LESSON #1: EVERYONE WEARS A BADGE-- This is the one serious lesson from the movie and it's a clunker of thematic line delivered towards the beginning of the film by Josh Brolin (and repeated again at the end).  Apparently, according to his logic, we all wear badges that suit our disposition, conscience, and/or role in society.  Isn't that cute?  We've all been reduced to being singularly good Girl Scouts.

LESSON #2: IN TODAY'S DAY AND AGE, EVEN IF THE MOVIE IS SET BEFORE THE CIVIL RIGHTS MOVEMENT, YOU HAVE TO HAVE EQUAL DEMOGRAPHIC AND CLICHE REPRESENTATION WHEN PUTTING TOGETHER A TEAM OF HEROES-- Hooray token black guy!  Hooray token Latino!  Hooray required "red shirt" nerd who's fate is sealed!  Hooray prerequisite gruff older guy that of course dies to make a young guy live!  Enjoy cashing your easy paychecks for hack work, Anthony Mackie, Michael Pena, Giovanni Ribisi, and Robert Patrick.  You're all better than this, but, clearly, baby needs a new pair of shoes.

LESSON #3: DON'T FALL FOR THE MAIN VILLAIN'S GIRLFRIEND-- I know Emma Stone looks great with a lit cigarette and tempting lipstick, but you don't go after the bad guy's girl.  That's just asking for trouble, especially if that bad guy likes to drum up odd and torturous ways to kill his victims.  Buy her drink and wink from afar.  Does it occur to you that you'll just make things worse for her too?  Slow play your hand, Ryan Gosling.  It worked with the same girl in Crazy Stupid Love.  It's going to work again.  Give it time.  Wait for the bad guy to be apprehended and out of the picture, then you can take your shirt off.
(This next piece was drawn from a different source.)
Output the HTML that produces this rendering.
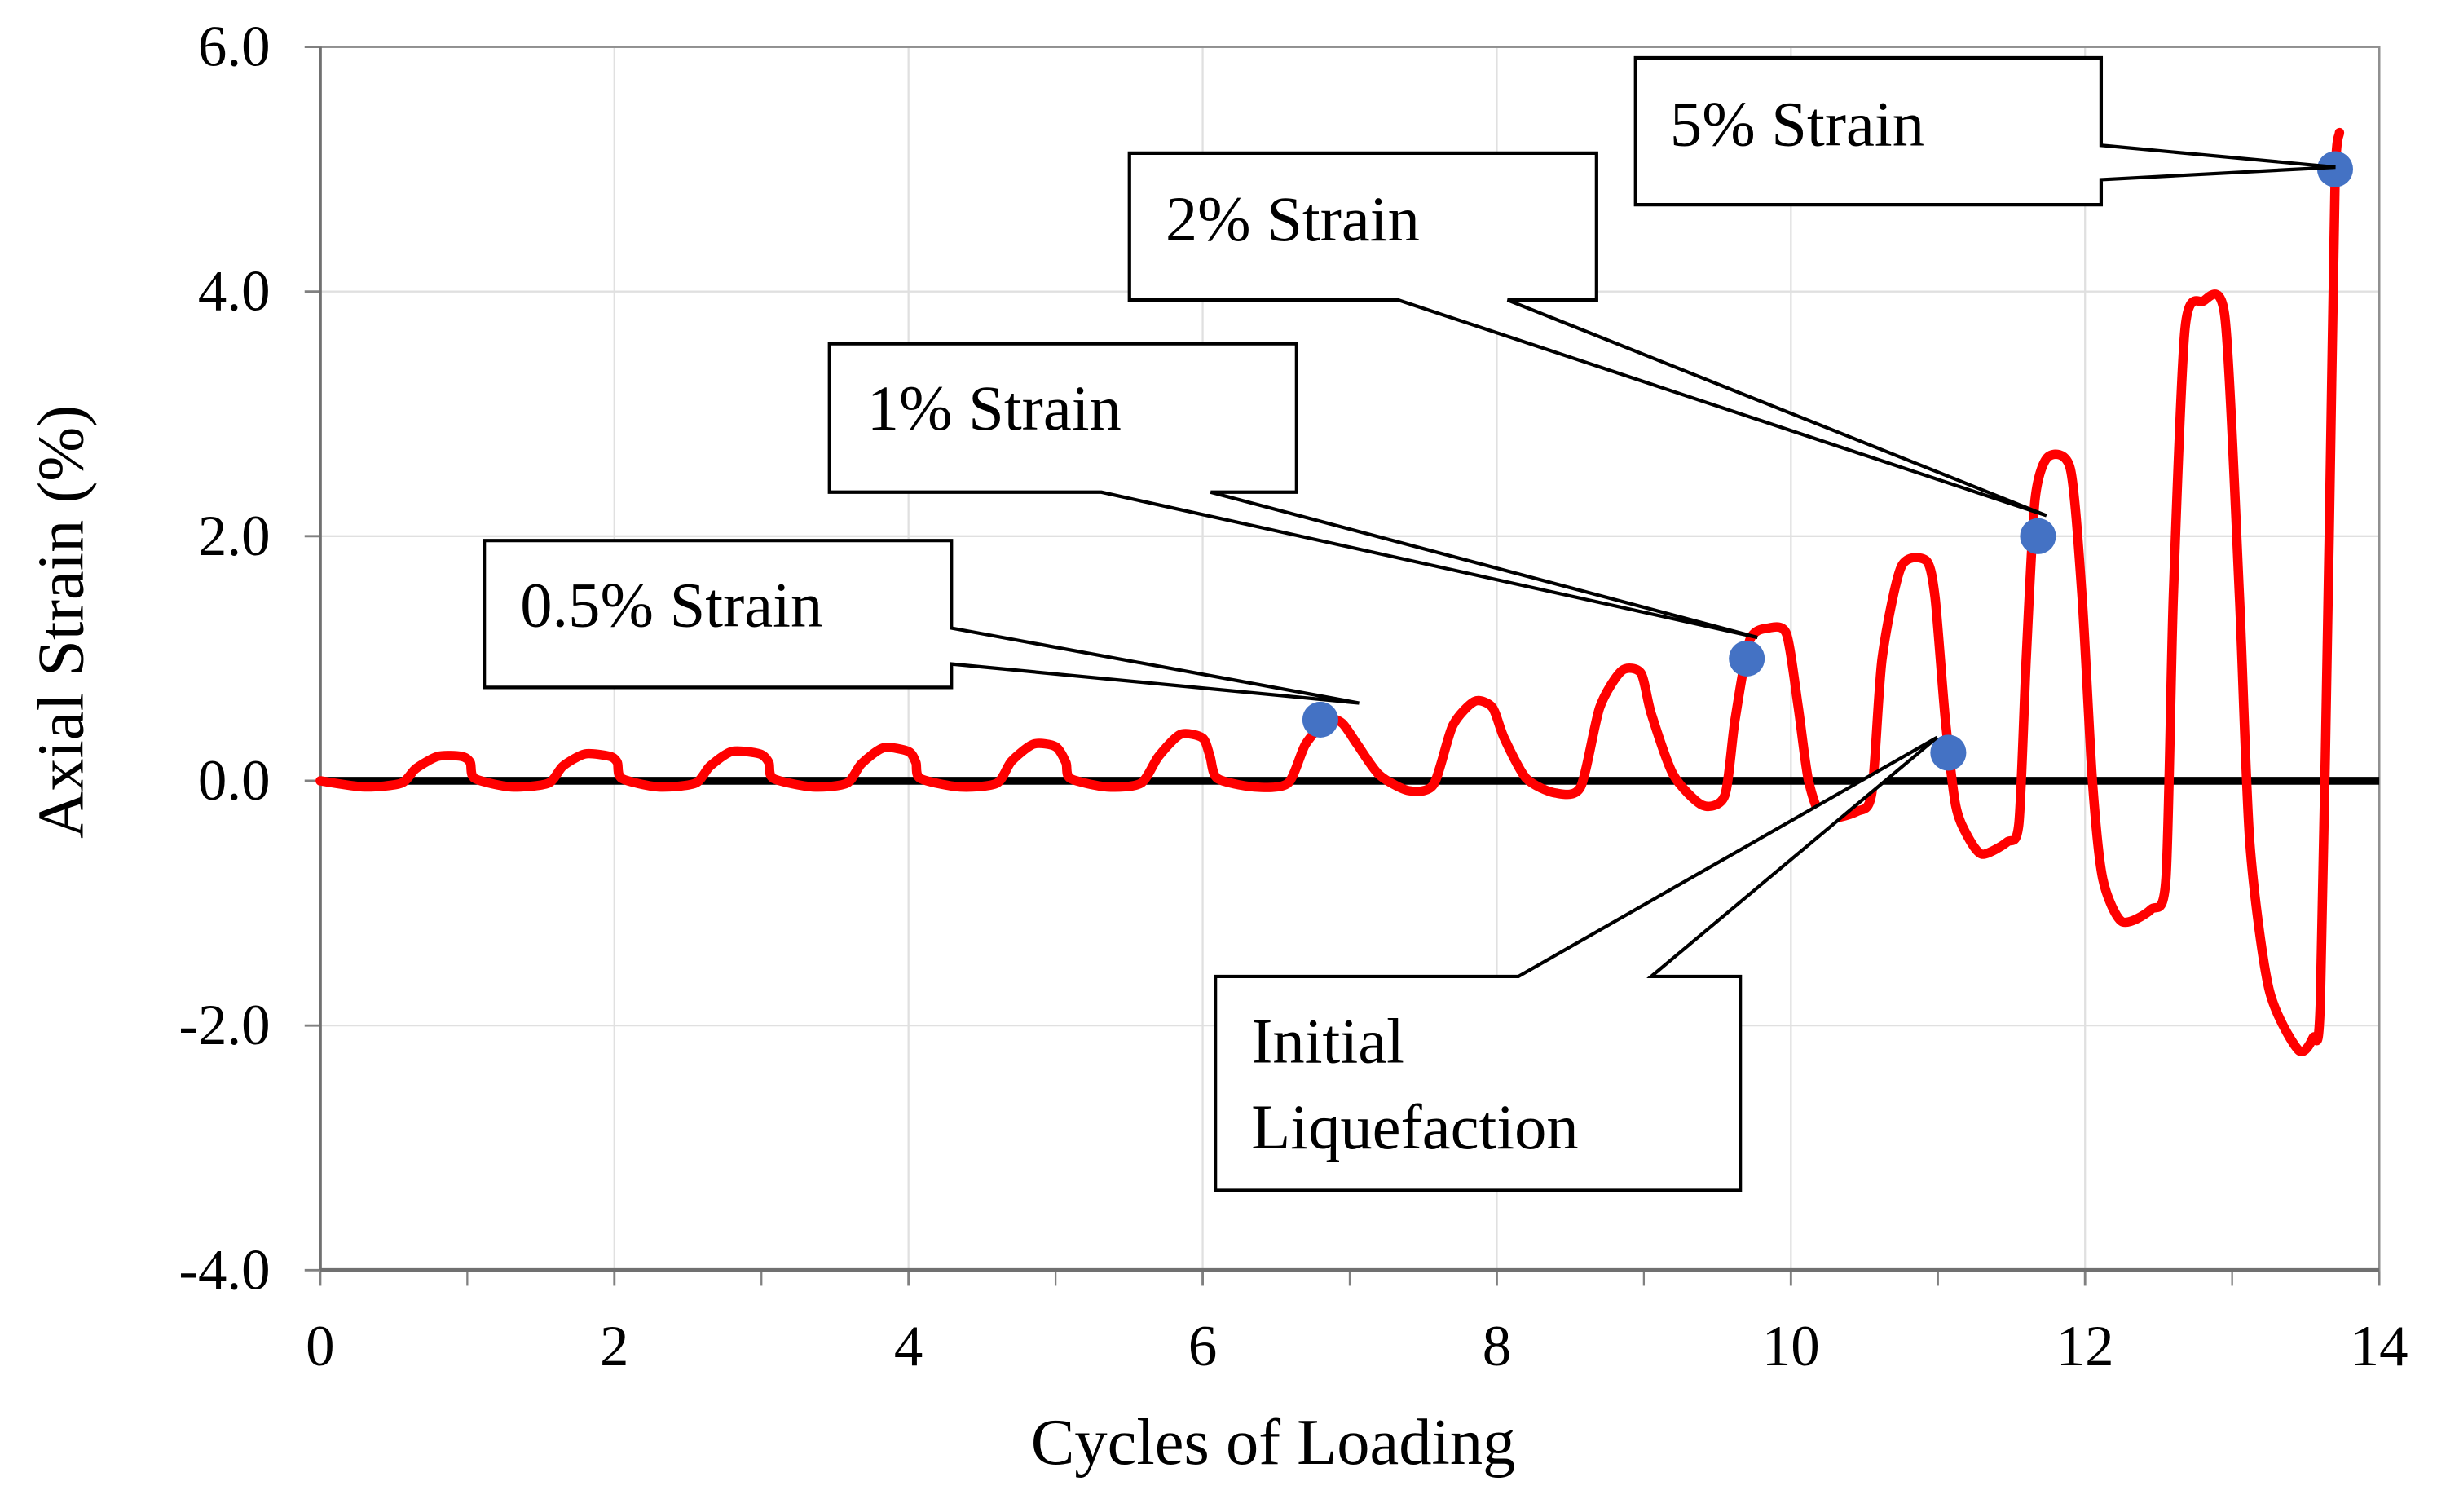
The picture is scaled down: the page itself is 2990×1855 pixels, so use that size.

LESSON #4: IF YOU HAVE AN ODD FACIAL FEATURE, YOU GET TO BE A BAD GUY.  IF YOU ARE IMPECCABLY HANDSOME, YOU GET TO BE A GOOD GUY-- This bit of Hollywood casting combined with cheesy makeup results in selection procedures worse that P.E. teacher picking teams for kickball or dodgeball back in the day.  Sean Penn is the absolute oldest looking 52-year-old man I've even seen (scarier even more, he was likely only 50 when he made the film).  His henchman have false eyes, bad haircuts, and even worse facial hair.  Naturally, those are required looks for movie bad guys.  Meanwhile, our heroes are clean-cut, square-jawed Adonises that look like Ryan Gosling and Josh Brolin.

LESSON #5: ONCE AGAIN, ALL MOVIE VILLAINS NEED TO PUT SOME TIME IN ON THE SHOOTING RANGE-- I dished out this movie lesson on the Hong Kong classic The Killer and it strikes again.  Frequently armed with fully automatic Thompson sub-machine guns, the movie bad guys (with their aforementioned beauty flaws) can't hit a damn thing other than whatever would look real cool getting blown to bits my movie theater stunt explosions.  What's worse than The Killer where distance and pistols are primarily involved, is that in Gangster Squad we've got guys unloading 30+ rounds at near point blank range can't even graze a guy.  Yet, naturally, the good guys are crack shots and never run out of ammo.